## Brief
All of the records below need to be copied exactly.

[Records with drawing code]
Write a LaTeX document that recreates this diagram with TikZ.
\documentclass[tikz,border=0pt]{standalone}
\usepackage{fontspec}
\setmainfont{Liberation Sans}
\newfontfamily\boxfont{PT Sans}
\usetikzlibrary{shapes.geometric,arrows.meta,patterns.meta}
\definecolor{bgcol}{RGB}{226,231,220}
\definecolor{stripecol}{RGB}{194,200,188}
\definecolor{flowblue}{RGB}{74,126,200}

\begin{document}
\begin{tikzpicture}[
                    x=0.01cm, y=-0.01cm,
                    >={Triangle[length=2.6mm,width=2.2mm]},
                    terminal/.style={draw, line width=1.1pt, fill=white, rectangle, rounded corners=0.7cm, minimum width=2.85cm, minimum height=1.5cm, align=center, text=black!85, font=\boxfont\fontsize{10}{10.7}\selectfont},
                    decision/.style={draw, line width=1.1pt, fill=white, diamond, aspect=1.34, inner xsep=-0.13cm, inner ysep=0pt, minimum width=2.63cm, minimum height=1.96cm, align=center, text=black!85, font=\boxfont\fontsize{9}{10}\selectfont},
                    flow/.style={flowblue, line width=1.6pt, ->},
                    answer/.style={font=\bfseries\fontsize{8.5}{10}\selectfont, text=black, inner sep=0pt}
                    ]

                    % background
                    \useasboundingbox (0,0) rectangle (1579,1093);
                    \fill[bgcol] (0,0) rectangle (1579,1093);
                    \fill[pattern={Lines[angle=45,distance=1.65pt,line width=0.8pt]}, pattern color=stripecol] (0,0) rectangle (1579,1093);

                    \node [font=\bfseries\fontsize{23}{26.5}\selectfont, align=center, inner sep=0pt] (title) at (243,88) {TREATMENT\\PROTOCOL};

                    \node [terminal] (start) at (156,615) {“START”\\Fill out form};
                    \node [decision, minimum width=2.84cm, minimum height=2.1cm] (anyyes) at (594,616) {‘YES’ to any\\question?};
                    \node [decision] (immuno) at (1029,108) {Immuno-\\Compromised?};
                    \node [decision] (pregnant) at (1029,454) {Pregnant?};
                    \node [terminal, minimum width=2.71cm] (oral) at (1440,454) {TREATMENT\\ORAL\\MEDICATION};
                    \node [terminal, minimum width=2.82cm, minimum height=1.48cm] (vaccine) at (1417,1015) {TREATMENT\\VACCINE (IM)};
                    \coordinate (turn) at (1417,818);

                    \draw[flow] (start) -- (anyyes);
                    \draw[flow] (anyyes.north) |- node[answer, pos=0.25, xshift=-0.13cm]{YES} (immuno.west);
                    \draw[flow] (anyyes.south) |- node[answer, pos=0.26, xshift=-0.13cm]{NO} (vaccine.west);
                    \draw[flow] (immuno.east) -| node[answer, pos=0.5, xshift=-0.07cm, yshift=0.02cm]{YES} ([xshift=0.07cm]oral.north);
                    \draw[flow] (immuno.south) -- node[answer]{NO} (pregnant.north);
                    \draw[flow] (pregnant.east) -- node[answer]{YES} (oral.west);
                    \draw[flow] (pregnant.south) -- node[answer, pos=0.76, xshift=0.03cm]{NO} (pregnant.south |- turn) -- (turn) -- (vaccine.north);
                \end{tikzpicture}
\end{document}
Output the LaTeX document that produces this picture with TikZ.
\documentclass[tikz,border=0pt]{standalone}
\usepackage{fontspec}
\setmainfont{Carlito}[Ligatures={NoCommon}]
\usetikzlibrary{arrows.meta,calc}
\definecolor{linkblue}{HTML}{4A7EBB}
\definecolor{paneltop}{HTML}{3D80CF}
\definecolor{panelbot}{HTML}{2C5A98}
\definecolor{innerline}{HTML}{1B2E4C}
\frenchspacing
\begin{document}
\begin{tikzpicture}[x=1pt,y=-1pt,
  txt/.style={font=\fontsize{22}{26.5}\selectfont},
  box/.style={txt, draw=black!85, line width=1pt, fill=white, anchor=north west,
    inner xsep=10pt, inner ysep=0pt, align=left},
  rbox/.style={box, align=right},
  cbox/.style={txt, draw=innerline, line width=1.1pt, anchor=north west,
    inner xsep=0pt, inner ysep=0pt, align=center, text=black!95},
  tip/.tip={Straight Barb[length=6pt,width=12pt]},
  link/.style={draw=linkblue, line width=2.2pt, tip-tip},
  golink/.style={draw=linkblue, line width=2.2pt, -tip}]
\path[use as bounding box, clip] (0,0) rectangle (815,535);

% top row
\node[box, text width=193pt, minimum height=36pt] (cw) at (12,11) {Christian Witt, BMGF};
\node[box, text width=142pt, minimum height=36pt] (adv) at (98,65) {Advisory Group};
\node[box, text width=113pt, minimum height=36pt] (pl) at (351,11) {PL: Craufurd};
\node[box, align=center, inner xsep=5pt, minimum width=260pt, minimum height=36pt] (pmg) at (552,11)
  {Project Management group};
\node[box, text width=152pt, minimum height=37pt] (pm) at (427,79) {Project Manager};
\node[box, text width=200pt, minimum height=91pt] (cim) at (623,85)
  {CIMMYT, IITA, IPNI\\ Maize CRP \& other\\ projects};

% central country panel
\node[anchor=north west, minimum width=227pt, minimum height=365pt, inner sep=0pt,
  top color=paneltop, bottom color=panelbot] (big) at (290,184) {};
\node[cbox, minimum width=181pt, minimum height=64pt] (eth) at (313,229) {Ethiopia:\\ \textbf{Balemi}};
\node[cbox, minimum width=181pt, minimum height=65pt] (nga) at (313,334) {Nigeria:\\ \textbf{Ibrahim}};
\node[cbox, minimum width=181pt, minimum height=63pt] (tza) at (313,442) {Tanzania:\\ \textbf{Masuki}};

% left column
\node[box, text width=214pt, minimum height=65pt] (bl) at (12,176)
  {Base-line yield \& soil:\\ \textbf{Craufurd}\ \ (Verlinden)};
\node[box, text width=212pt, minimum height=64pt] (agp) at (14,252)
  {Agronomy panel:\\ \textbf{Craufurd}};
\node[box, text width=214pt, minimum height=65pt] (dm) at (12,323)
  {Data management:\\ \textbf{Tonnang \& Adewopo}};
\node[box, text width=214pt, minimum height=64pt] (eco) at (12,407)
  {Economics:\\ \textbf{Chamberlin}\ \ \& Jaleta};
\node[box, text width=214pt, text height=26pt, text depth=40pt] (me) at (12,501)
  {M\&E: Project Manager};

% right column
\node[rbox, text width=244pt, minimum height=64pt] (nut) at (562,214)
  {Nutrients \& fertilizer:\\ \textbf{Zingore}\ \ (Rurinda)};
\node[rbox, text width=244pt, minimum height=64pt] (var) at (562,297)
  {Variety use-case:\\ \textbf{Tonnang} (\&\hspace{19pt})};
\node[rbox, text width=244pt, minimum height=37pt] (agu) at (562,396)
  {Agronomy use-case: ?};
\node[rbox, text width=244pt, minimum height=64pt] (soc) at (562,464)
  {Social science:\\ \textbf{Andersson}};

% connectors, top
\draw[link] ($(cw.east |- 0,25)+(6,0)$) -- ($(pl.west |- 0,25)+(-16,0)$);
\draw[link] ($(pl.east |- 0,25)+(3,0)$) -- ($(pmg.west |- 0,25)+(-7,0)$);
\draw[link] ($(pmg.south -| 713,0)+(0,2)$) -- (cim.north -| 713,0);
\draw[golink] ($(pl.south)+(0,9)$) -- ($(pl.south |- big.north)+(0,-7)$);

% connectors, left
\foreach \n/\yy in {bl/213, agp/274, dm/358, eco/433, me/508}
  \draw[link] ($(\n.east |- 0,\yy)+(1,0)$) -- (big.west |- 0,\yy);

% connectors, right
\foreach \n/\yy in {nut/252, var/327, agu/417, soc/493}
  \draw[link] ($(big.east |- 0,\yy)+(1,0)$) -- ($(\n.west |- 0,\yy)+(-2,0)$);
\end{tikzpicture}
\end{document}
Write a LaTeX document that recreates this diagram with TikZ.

## Written answer
Write a LaTeX document that recreates this diagram with TikZ.
\documentclass[tikz,border=0pt]{standalone}
\usepackage{fontspec}
\setmainfont{Liberation Sans}
\newfontfamily\boxfont{PT Sans}
\usetikzlibrary{shapes.geometric,arrows.meta,patterns.meta}
\definecolor{bgcol}{RGB}{226,231,220}
\definecolor{stripecol}{RGB}{194,200,188}
\definecolor{flowblue}{RGB}{74,126,200}

\begin{document}
\begin{tikzpicture}[
                    x=0.01cm, y=-0.01cm,
                    >={Triangle[length=2.6mm,width=2.2mm]},
                    terminal/.style={draw, line width=1.1pt, fill=white, rectangle, rounded corners=0.7cm, minimum width=2.85cm, minimum height=1.5cm, align=center, text=black!85, font=\boxfont\fontsize{10}{10.7}\selectfont},
                    decision/.style={draw, line width=1.1pt, fill=white, diamond, aspect=1.34, inner xsep=-0.13cm, inner ysep=0pt, minimum width=2.63cm, minimum height=1.96cm, align=center, text=black!85, font=\boxfont\fontsize{9}{10}\selectfont},
                    flow/.style={flowblue, line width=1.6pt, ->},
                    answer/.style={font=\bfseries\fontsize{8.5}{10}\selectfont, text=black, inner sep=0pt}
                    ]

                    % background
                    \useasboundingbox (0,0) rectangle (1579,1093);
                    \fill[bgcol] (0,0) rectangle (1579,1093);
                    \fill[pattern={Lines[angle=45,distance=1.65pt,line width=0.8pt]}, pattern color=stripecol] (0,0) rectangle (1579,1093);

                    \node [font=\bfseries\fontsize{23}{26.5}\selectfont, align=center, inner sep=0pt] (title) at (243,88) {TREATMENT\\PROTOCOL};

                    \node [terminal] (start) at (156,615) {“START”\\Fill out form};
                    \node [decision, minimum width=2.84cm, minimum height=2.1cm] (anyyes) at (594,616) {‘YES’ to any\\question?};
                    \node [decision] (immuno) at (1029,108) {Immuno-\\Compromised?};
                    \node [decision] (pregnant) at (1029,454) {Pregnant?};
                    \node [terminal, minimum width=2.71cm] (oral) at (1440,454) {TREATMENT\\ORAL\\MEDICATION};
                    \node [terminal, minimum width=2.82cm, minimum height=1.48cm] (vaccine) at (1417,1015) {TREATMENT\\VACCINE (IM)};
                    \coordinate (turn) at (1417,818);

                    \draw[flow] (start) -- (anyyes);
                    \draw[flow] (anyyes.north) |- node[answer, pos=0.25, xshift=-0.13cm]{YES} (immuno.west);
                    \draw[flow] (anyyes.south) |- node[answer, pos=0.26, xshift=-0.13cm]{NO} (vaccine.west);
                    \draw[flow] (immuno.east) -| node[answer, pos=0.5, xshift=-0.07cm, yshift=0.02cm]{YES} ([xshift=0.07cm]oral.north);
                    \draw[flow] (immuno.south) -- node[answer]{NO} (pregnant.north);
                    \draw[flow] (pregnant.east) -- node[answer]{YES} (oral.west);
                    \draw[flow] (pregnant.south) -- node[answer, pos=0.76, xshift=0.03cm]{NO} (pregnant.south |- turn) -- (turn) -- (vaccine.north);
                \end{tikzpicture}
\end{document}
Output the LaTeX document that produces this picture with TikZ.
\documentclass[tikz,border=0pt]{standalone}
\usepackage{fontspec}
\setmainfont{Carlito}[Ligatures={NoCommon}]
\usetikzlibrary{arrows.meta,calc}
\definecolor{linkblue}{HTML}{4A7EBB}
\definecolor{paneltop}{HTML}{3D80CF}
\definecolor{panelbot}{HTML}{2C5A98}
\definecolor{innerline}{HTML}{1B2E4C}
\frenchspacing
\begin{document}
\begin{tikzpicture}[x=1pt,y=-1pt,
  txt/.style={font=\fontsize{22}{26.5}\selectfont},
  box/.style={txt, draw=black!85, line width=1pt, fill=white, anchor=north west,
    inner xsep=10pt, inner ysep=0pt, align=left},
  rbox/.style={box, align=right},
  cbox/.style={txt, draw=innerline, line width=1.1pt, anchor=north west,
    inner xsep=0pt, inner ysep=0pt, align=center, text=black!95},
  tip/.tip={Straight Barb[length=6pt,width=12pt]},
  link/.style={draw=linkblue, line width=2.2pt, tip-tip},
  golink/.style={draw=linkblue, line width=2.2pt, -tip}]
\path[use as bounding box, clip] (0,0) rectangle (815,535);

% top row
\node[box, text width=193pt, minimum height=36pt] (cw) at (12,11) {Christian Witt, BMGF};
\node[box, text width=142pt, minimum height=36pt] (adv) at (98,65) {Advisory Group};
\node[box, text width=113pt, minimum height=36pt] (pl) at (351,11) {PL: Craufurd};
\node[box, align=center, inner xsep=5pt, minimum width=260pt, minimum height=36pt] (pmg) at (552,11)
  {Project Management group};
\node[box, text width=152pt, minimum height=37pt] (pm) at (427,79) {Project Manager};
\node[box, text width=200pt, minimum height=91pt] (cim) at (623,85)
  {CIMMYT, IITA, IPNI\\ Maize CRP \& other\\ projects};

% central country panel
\node[anchor=north west, minimum width=227pt, minimum height=365pt, inner sep=0pt,
  top color=paneltop, bottom color=panelbot] (big) at (290,184) {};
\node[cbox, minimum width=181pt, minimum height=64pt] (eth) at (313,229) {Ethiopia:\\ \textbf{Balemi}};
\node[cbox, minimum width=181pt, minimum height=65pt] (nga) at (313,334) {Nigeria:\\ \textbf{Ibrahim}};
\node[cbox, minimum width=181pt, minimum height=63pt] (tza) at (313,442) {Tanzania:\\ \textbf{Masuki}};

% left column
\node[box, text width=214pt, minimum height=65pt] (bl) at (12,176)
  {Base-line yield \& soil:\\ \textbf{Craufurd}\ \ (Verlinden)};
\node[box, text width=212pt, minimum height=64pt] (agp) at (14,252)
  {Agronomy panel:\\ \textbf{Craufurd}};
\node[box, text width=214pt, minimum height=65pt] (dm) at (12,323)
  {Data management:\\ \textbf{Tonnang \& Adewopo}};
\node[box, text width=214pt, minimum height=64pt] (eco) at (12,407)
  {Economics:\\ \textbf{Chamberlin}\ \ \& Jaleta};
\node[box, text width=214pt, text height=26pt, text depth=40pt] (me) at (12,501)
  {M\&E: Project Manager};

% right column
\node[rbox, text width=244pt, minimum height=64pt] (nut) at (562,214)
  {Nutrients \& fertilizer:\\ \textbf{Zingore}\ \ (Rurinda)};
\node[rbox, text width=244pt, minimum height=64pt] (var) at (562,297)
  {Variety use-case:\\ \textbf{Tonnang} (\&\hspace{19pt})};
\node[rbox, text width=244pt, minimum height=37pt] (agu) at (562,396)
  {Agronomy use-case: ?};
\node[rbox, text width=244pt, minimum height=64pt] (soc) at (562,464)
  {Social science:\\ \textbf{Andersson}};

% connectors, top
\draw[link] ($(cw.east |- 0,25)+(6,0)$) -- ($(pl.west |- 0,25)+(-16,0)$);
\draw[link] ($(pl.east |- 0,25)+(3,0)$) -- ($(pmg.west |- 0,25)+(-7,0)$);
\draw[link] ($(pmg.south -| 713,0)+(0,2)$) -- (cim.north -| 713,0);
\draw[golink] ($(pl.south)+(0,9)$) -- ($(pl.south |- big.north)+(0,-7)$);

% connectors, left
\foreach \n/\yy in {bl/213, agp/274, dm/358, eco/433, me/508}
  \draw[link] ($(\n.east |- 0,\yy)+(1,0)$) -- (big.west |- 0,\yy);

% connectors, right
\foreach \n/\yy in {nut/252, var/327, agu/417, soc/493}
  \draw[link] ($(big.east |- 0,\yy)+(1,0)$) -- ($(\n.west |- 0,\yy)+(-2,0)$);
\end{tikzpicture}
\end{document}
Write a LaTeX document that recreates this diagram with TikZ.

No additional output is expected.